Alfred Schnittke est mort il y a deux ans. S’il fallait que la musique de la deuxième partie du xxe siècle se résume à cinq (même dix) noms, Schnittke n’en ferait certainement pas partie. Cependant, il serait injuste de ne pas se faire l’écho d’un compositeur qui a justement milité contre le silence. Enfant de l’ex-Union soviétique, il n’a jamais accepté les canons esthétiques érigés par Jdanov et ses successeurs. Porte-étendard de la résistance au communisme, on a tôt fait de le prendre pour un génie. Nous relativiserons ce point de vue. Ainsi, Penderecki nous apparaît-il dans son œuvre chorale plus capital, plus essentiel.
Chez lui l’émotion se manifeste partout. A l’évidence cela offusquera les admirateurs des Glass, Reich, Adams, bref de l’école américaine minimaliste. Comment expliquer cette propension au pathos ? Certains convoqueront la sacro-sainte âme russe pour la justifier. On pourrait également penser aux musiques estoniennes, aux tentatives d’Arvo Pärt, mais empressons-nous de dire que leur démarche n’est pas similaire. Car il n’y a pas chez Schnittke de retour à un âge moyen (ou du moins l’idée qu’on s’en fait). Si le Concerto pour chœur se fonde bien sur des textes du xe siècle, on ne se risquera pas au jeu de l’analogie, trop réducteur pour une telle œuvre. C’est pour cela que Schnittke demeure indéfinissable.
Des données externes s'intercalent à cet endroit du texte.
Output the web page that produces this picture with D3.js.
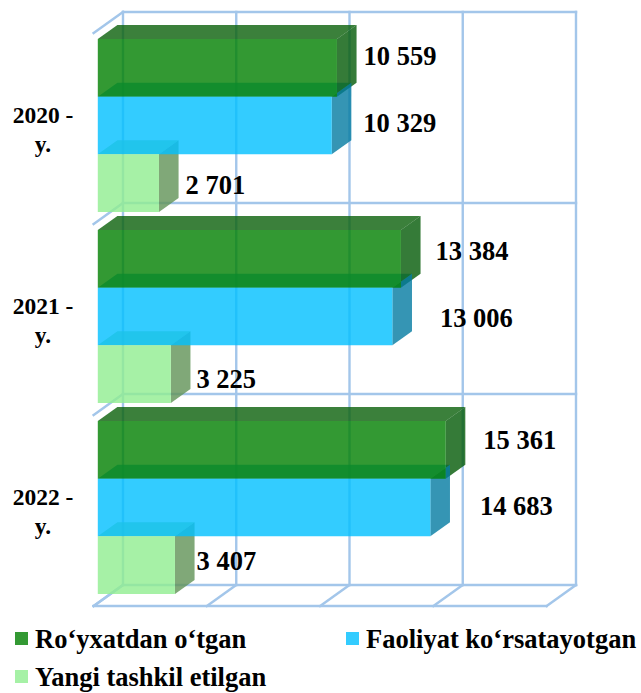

De même, son polystylisme en hérisse plus d’un. On le comprend tant sa musique semble parfois facile, manquer de personnalité. Sil cherche à restituer le chaos, ce chaos rassemble des images de Moussorgski, Stravinsky, voire Xenakis (de ce dernier on est longtemps resté sous le choc de Nuits). Le Requiem a la même tonalité profonde, divulgue la même angoisse de vivre. Mais il y a aussi l’espoir, serpent de mer de tous les hommes un tant soit peu mystiques. Et Schnittke, à l’évidence, l’était. Quant à l’interprétation, elle est irréprochable. La beauté des voix, alliée à une rigueur sans failles des musiciens, est une garantie de réussite dans ce répertoire. C’est aussi le charme de cet enregistrement.